Desde el siglo XVII existen referencias a las fuertes lluvias que se abaten durante el estío en Nuevo León. El capitán y cronista Alonso de León hablaba de “los particulares diluvios”. Uno de éstos, en 1612, prácticamente desapareció la mitad de la ciudad del que fue su primer emplazamiento. El segundo fue situado en la “parte sur, por ser más alta que la del norte”. Desde entonces se ha registrado una veintena de severas inundaciones.

 

El desastre provocado por el huracán Gilberto fue motivo suficiente para invitar a un grupo de amigos periodistas (Arnulfo Vigil, Luis Lauro Garza, Sandra Arenal, Alicia Aguilera y Érick Estrada) a escribir la crónica de sus antecedentes, trayectoria y destrozos. El resultado fue un libro: Gilberto, la huella del huracán en Nuevo León. Metidos a huracanólogos, algo logramos aprender.

 

Las lluvias estivales en el noreste de México se generan merced a los ciclones que nacen, bien en las costas de África, bien en el Caribe, y en su trayectoria van a golpear las costas tamaulipecas o las de Texas. Usualmente, al tocar tierra, quienes los sufren desde tiempos inmemoriales los han llamado huracanes (“Huracán es el dios de los vientos entre los indios caribes”).

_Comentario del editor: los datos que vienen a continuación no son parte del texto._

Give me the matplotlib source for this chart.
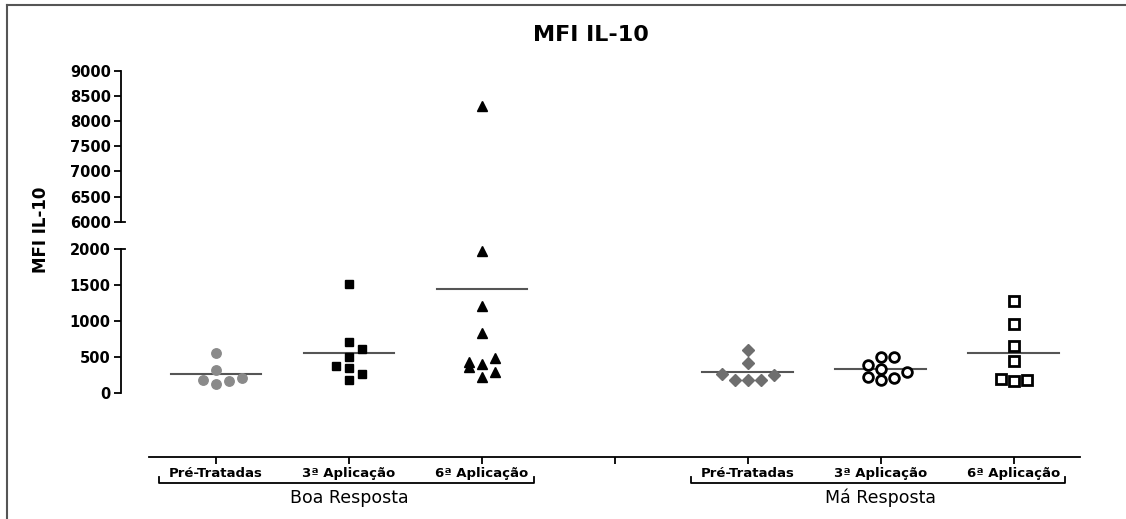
import matplotlib
matplotlib.use('Agg')
import matplotlib.pyplot as plt
import matplotlib.transforms as mtransforms
from matplotlib.lines import Line2D
import numpy as np

# MFI IL-10 values per group
boa_pre = [550, 312, 177, 126, 163, 200]
boa_3a = [1510, 703, 614, 494, 377, 344, 256, 177]
boa_6a = [8300, 1980, 1205, 828, 488, 428, 400, 363, 289, 215]
ma_pre = [591, 410, 261, 181, 177, 177, 247]
ma_3a = [502, 502, 382, 326, 284, 223, 205, 177]
ma_6a = [1283, 958, 656, 446, 187, 167, 173]

# horizontal spread of points inside each column (in point-widths)
spread = [
    [0, 0, -1, 0, 1, 2],
    [0, 0, 1, 0, -1, 0, 1, 0],
    [0, 0, 0, 0, 1, -1, 0, -1, 1, 0],
    [0, 0, -2, -1, 0, 1, 2],
    [0, 1, -1, 0, 2, -1, 1, 0],
    [0, 0, 0, 0, -1, 0, 1],
]

positions = [1, 2, 3, 5, 6, 7]
cat_labels = ['Pré-Tratadas', '3ª Aplicação', '6ª Aplicação'] * 2
group_labels = ['Boa Resposta', 'Má Resposta']

series = [boa_pre, boa_3a, boa_6a, ma_pre, ma_3a, ma_6a]
styles = [
    dict(marker='o', color='#8a8a8a', mec='#8a8a8a', ms=6.8),
    dict(marker='s', color='black', mec='black', ms=6.3),
    dict(marker='^', color='black', mec='black', ms=6.8),
    dict(marker='D', color='#6e6e6e', mec='#6e6e6e', ms=5.8),
    dict(marker='o', color='white', mec='black', ms=7, mew=2),
    dict(marker='s', color='white', mec='black', ms=7, mew=2),
]

W, H = 1126, 519
fig = plt.figure(figsize=(W / 100, H / 100), dpi=100)
plt.rcParams['font.family'] = 'DejaVu Sans'

x_left = 120.5
x_right = 1080
xlim = (1 + (x_left - 216) / 133, 7.5)
step = 13 / 133

def fx(px):
    return px / W

def fy(py):
    return (H - py) / H

# lower axis: 0-2000, x axis offset below
y0, y2000, yaxis = 392.7, 249.3, 457
ylow = -(yaxis - y0) * 2000 / (y0 - y2000)
ax = fig.add_axes([fx(x_left), fy(yaxis), (x_right - x_left) / W, (yaxis - y2000) / H])
ax.set_ylim(ylow, 2000)
ax.set_xlim(*xlim)

# upper axis: 6000-9000
y6000, y9000 = 221.7, 70.7
ax2 = fig.add_axes([fx(x_left), fy(y6000), (x_right - x_left) / W, (y6000 - y9000) / H])
ax2.set_ylim(6000, 9000)
ax2.set_xlim(*xlim)

for a in (ax, ax2):
    a.spines['top'].set_visible(False)
    a.spines['right'].set_visible(False)
    a.spines['left'].set_linewidth(1.3)
    a.tick_params(axis='y', direction='out', length=5, width=1.3, pad=2,
                  labelsize=10.5)
    a.patch.set_alpha(0)

ax2.spines['bottom'].set_visible(False)
ax2.set_xticks([])
ax2.set_yticks(np.arange(6000, 9001, 500))
ax.set_yticks(np.arange(0, 2001, 500))
ax.spines['left'].set_bounds(0, 2000)
ax.spines['bottom'].set_bounds(0.5, 7.5)
ax.spines['bottom'].set_linewidth(1.3)
ax.set_xticks([1, 2, 3, 4, 5, 6, 7])
ax.set_xticklabels(cat_labels[:3] + [''] + cat_labels[3:], fontsize=9.5, fontweight='bold')
ax.tick_params(axis='x', direction='out', length=5, width=1.3, pad=2)
for a in (ax, ax2):
    for t in a.get_yticklabels():
        t.set_fontweight('bold')

# break stubs on the y axis
d = 5 / 133
ax2.plot([xlim[0], xlim[0] + d], [6000, 6000], color='black', lw=1.3, clip_on=False)
ax.plot([xlim[0], xlim[0] + d], [2000, 2000], color='black', lw=1.3, clip_on=False)

# points and mean lines
for pos, vals, offs, st in zip(positions, series, spread, styles):
    vals = np.array(vals, dtype=float)
    xs = pos + np.array(offs) * step
    for a, lo, hi in ((ax, 0, 2100), (ax2, 5900, 9100)):
        m = (vals >= lo) & (vals <= hi)
        if m.any():
            a.plot(xs[m], vals[m], linestyle='none', marker=st['marker'],
                   markerfacecolor=st['color'], markeredgecolor=st['mec'],
                   markersize=st['ms'], markeredgewidth=st.get('mew', 1),
                   clip_on=False, zorder=3)
    mean = vals.mean()
    if mean <= 2000:
        ax.plot([pos - 0.34, pos + 0.34], [mean, mean], color='#555555', lw=1.5, zorder=2)

# group brackets and labels
trans = mtransforms.blended_transform_factory(ax.transData, fig.transFigure)
for (first, last), label in zip([(1, 3), (5, 7)], group_labels):
    xa, xb = first - 0.43, last + 0.39
    ax.plot([xa, xa, xb, xb], [fy(477), fy(483), fy(483), fy(477)],
            color='black', lw=1.3, transform=trans, clip_on=False)
    ax.text((first + last) / 2, fy(498), label, transform=trans,
            ha='center', va='center', fontsize=12.5)

# y label and title
fig.text(fx(41), fy(230), 'MFI IL-10', rotation=90, ha='center', va='center',
         fontsize=12, fontweight='bold')
fig.text(fx(591), fy(35), 'MFI IL-10', ha='center', va='center',
         fontsize=16, fontweight='bold')

# frame around the figure
fig.add_artist(Line2D([fx(7), fx(7)], [fy(5), 0], color='#555555', lw=1.5))
fig.add_artist(Line2D([fx(7), 1], [fy(5), fy(5)], color='#555555', lw=1.5))

fig.savefig('out.png', dpi=100)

En esta región se conviertan en lluvias copiosas conocidas técnicamente como tormentas tropicales. El contrafuerte de la Sierra Madre Oriental, por lo demás, hace perder fuerza a sus vientos. En Coahuila, Tamaulipas y Nuevo León dan lugar a precipitaciones de mayor o menor magnitud, según su fuerza.

 

Para el ojo no entrenado pareciera que los ciclones, si bien periódicos, se producen a lapsos prolongados. No es así. Estadísticamente, aquellos que afectan al noreste de México ocurren cada tres años. Tal cálculo parece no formar parte del saber público que debieran asumir las autoridades de los tres niveles de gobierno y de las dependencias vinculadas a los fenómenos meteorológicos, el manejo del agua, los desastres naturales y otras. La naturaleza siempre parece sorprenderlas.

 

Ése ha sido el caso en Nuevo León. Los daños en las viviendas y en la infraestructura de la ciudad, así como muchas de las víctimas se deben a causas imputables a las autoridades. El río Santa Catarina fue canalizado a principios de los años 50, y en el anterior gobierno de José Natividad González Parás se concluyó la represa Rompepicos, que inició el de Fernando Canales Clariond. Ambas obras han reducido el impacto producido por las crecidas del río Santa Catarina, pero no en la medida publicitada. Voces oficiales declaraban que la canalización evitaría en el futuro los riesgos que supone ese río estepario (intermitente en su caudal y la mayor parte del tiempo seco). Beulah en 1967 y Gilberto en 1988 harían ver el derroche de optimismo en esas voces.

 

Lo mismo ha ocurrido con la represa Rompepicos. Sus planificadores hicieron saber que su diseño sería suficiente para contener dos Gilbertos. Es cierto, contuvo en buena medida las aguas de Álex. Pero será necesaria una segunda, como lo ha anunciado el gobernador Rodrigo Medina de la Cruz, y quizá una tercera cortina de contención, para alcanzar el objetivo.

 

Incontables planes de desarrollo urbano no han podido contribuir, en una ciudad de ingenieros, a la existencia de un orden citadino que garantice seguridad a los asentamientos humanos. Es fecha que el área metropolitana de Monterrey, entre otras cosas, no cuenta con una red de drenaje profundo racional a su entramado urbano. La última promesa –incumplida– en este sentido fue la del anterior alcalde de la capital. Y lo evidente: se ha edificado, con la colusión de autoridades venales, estafadores de toda laya, líderes e inversionistas perversos en sitios peligrosos. Los desastres naturales tienen un doble componente social y político. El resultado final es que los habitantes de menores ingresos son los más afectados. Hoy se les ve mendigar, simplemente, un poco de agua. El neoliberalismo, como hace un siglo el liberalismo, sólo extiende sus beneficios a unos cuantos.

 

Una última nota que puede ser útil. Hace más de un mes, el Servicio Metereológico Nacional informó que la de este año sería una época de frecuentes y fuertes ciclones. Álex puede considerarse temprano. Aún falta ver el comportamiento de los que pueden resultar dañinos de aquí a septiembre. Acaso se tomen medidas preventivas más puntuales.